Glad that looks promising!


(Matthew Darwin) #6

Yes, that works. Had some messing about to do with some aliasing, as this is also in an extended view, but got things working ok. So thanks!


(Matthew Darwin) #7

izzy, I have a further question on this. We’re currently using this in an extended model, where the same table is referred multiple times, once in the original model, the second in the extended part (to join back to the original model).

This is in order to tie data back to a calendar view, and allow the same logical joins of data, but would allow that same logical set to be queried based on different event dates, e.g. application date, deal date and so on.
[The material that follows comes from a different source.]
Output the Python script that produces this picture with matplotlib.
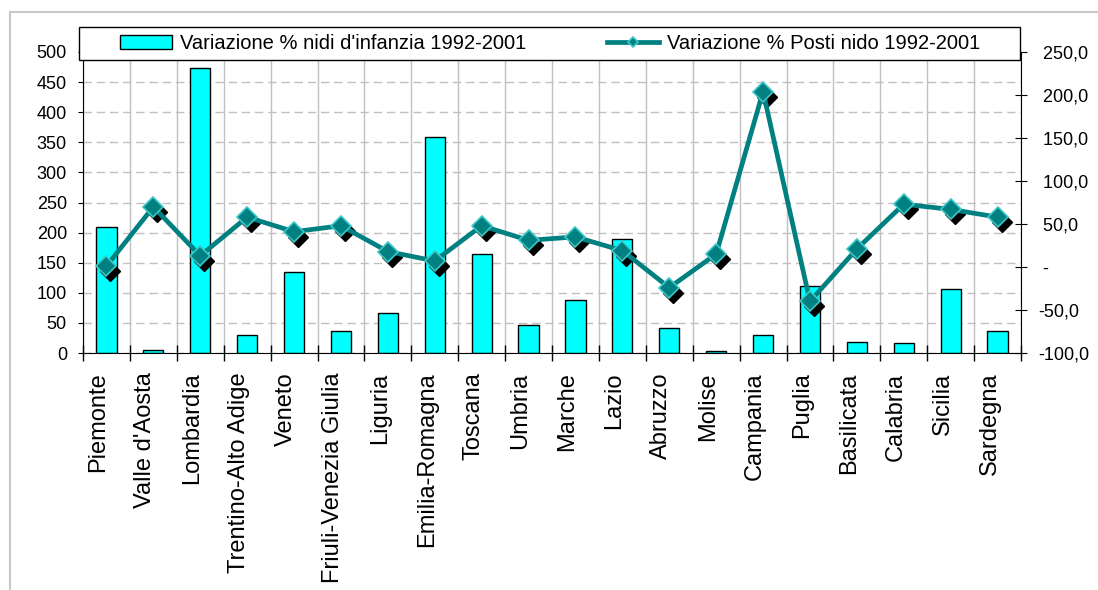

The reason we used an extended model is so we didn’t need to maintain the logical joins more than once, just the anchor for the date selection.

The original SQL output for this would actually result in just a single join to that table, as the lookML implementation seemed clever enough to realise that’s what we’re doing.

However, with using sql: in the extension we now get errors for that table where it’s complaining about having both a sql: and sql on: parameter for the same table. I can get around this by using a different name in the extension, however this then results in two joins. Which is fine, but has a bit of an impact on performance and readability.


(Izzy) #8

This might be part of the reason why that parameter is now deprecated in favor of sql_on:. With the sql: parameter, Looker just kind of gives you carte blanche and assumes you know what you’re doing— We don’t parse stuff out from there in the same clever way as we do with sql_on.

I’ll give this a real test tomorrow morning and see if I can’t figure out a way around it… What’s the actual wording of the error you’re seeing before renaming?


(François Jehl) #9

Totally agree with this feature, especially since this is quite consistent cross engines (you don’t have that much differences). Except SQL Server that uses the OPTION keyword in SELECT’s BNF, most others (including Oracle, MySQL, Vertica…) use the SELECT /*+hint*/ syntax.


(Matthew Darwin) #10

Sorry Izzy, missed your reply. I’ll try and grab the error and code for replication in a moment.


(lloyd tabb) #11

Its kind of unfortunate, but if you are replacing a sql: parameter within a join you need to either stick with sql:. If you start with an sql_on: you need to stick with an sql_on: in the extended version in both the base and extended declarations. Extends isn’t smart enough to replace a sql: with an sql_on: when overriding the declaration.

The extends works in a context free way over objects. The same problem exists with sql_table_name: and derived_table: declarations in views. If you start with a sql_table_name:, you can’t extend it to be a derived table. This is one of the regrets for me in LookML.

There is a reasonable work around. You can create a version an ancestor without either sql: or sql_on: defined and force the declaration in subsequent uses. Not ideal, but probably more readable.

explore: foo_base {
   extension: required
   join: some_view {
   }
}

explore foo1 {
   extends: [foo_base]
   join: some_view {
     sql: .... ;;
   }
}

explore foo2 {
   extends: [foo_base]
   join: some_view {
     sql_on: .... ;;
   }
}

(Matthew Darwin) #12

OK, that can work. The original join will therefore look something like this:-

  join: dim_all_allocations_with_departmentgroup {
view_label: "Applications"
#sql_on: ${dim_all_allocations_with_departmentgroup.application_id} = ${dim_loan_applications.application_id}
#       -- AND ${dim_all_allocations_with_departmentgroup.finance_exec_id} IS NOT NULL
#  ;;
#type: left_outer
sql: LEFT OUTER HASH JOIN DIM.AllAllocations AS dim_all_allocations_with_departmentgroup
      ON ${dim_all_allocations_with_departmentgroup.application_id} = ${dim_loan_applications.application_id};;
relationship: one_to_many
  }

and the extended view like this:-

  join: dim_all_allocations_with_departmentgroup  {
    view_label: "Applications"
    #sql_on: CONVERT(date,${dim_all_allocations_with_departmentgroup.allocated_from_raw}) = ${dim_calendar.date_raw} ;;
    #type: inner
    # switching to sql: in order to specify the join hint
    sql: INNER HASH JOIN DIM.AllAllocations AS dim_all_allocations_with_departmentgroup
    ON CONVERT(date,${dim_all_allocations_with_departmentgroup.allocated_from_raw}) = ${dim_calendar.date_raw};;
    #AND ${dim_all_allocations_with_departmentgroup.application_id} = ${dim_loan_applications.application_id};;
    relationship: one_to_many
  }

  join: dim_loan_applications {
    view_label: "Applications"
    sql_on: ${dim_all_allocations_with_departmentgroup.application_id} = ${dim_loan_applications.application_id};;
    type: inner
    relationship: many_to_one
  }

Seems to be working ok in the intial testing, so thanks for that!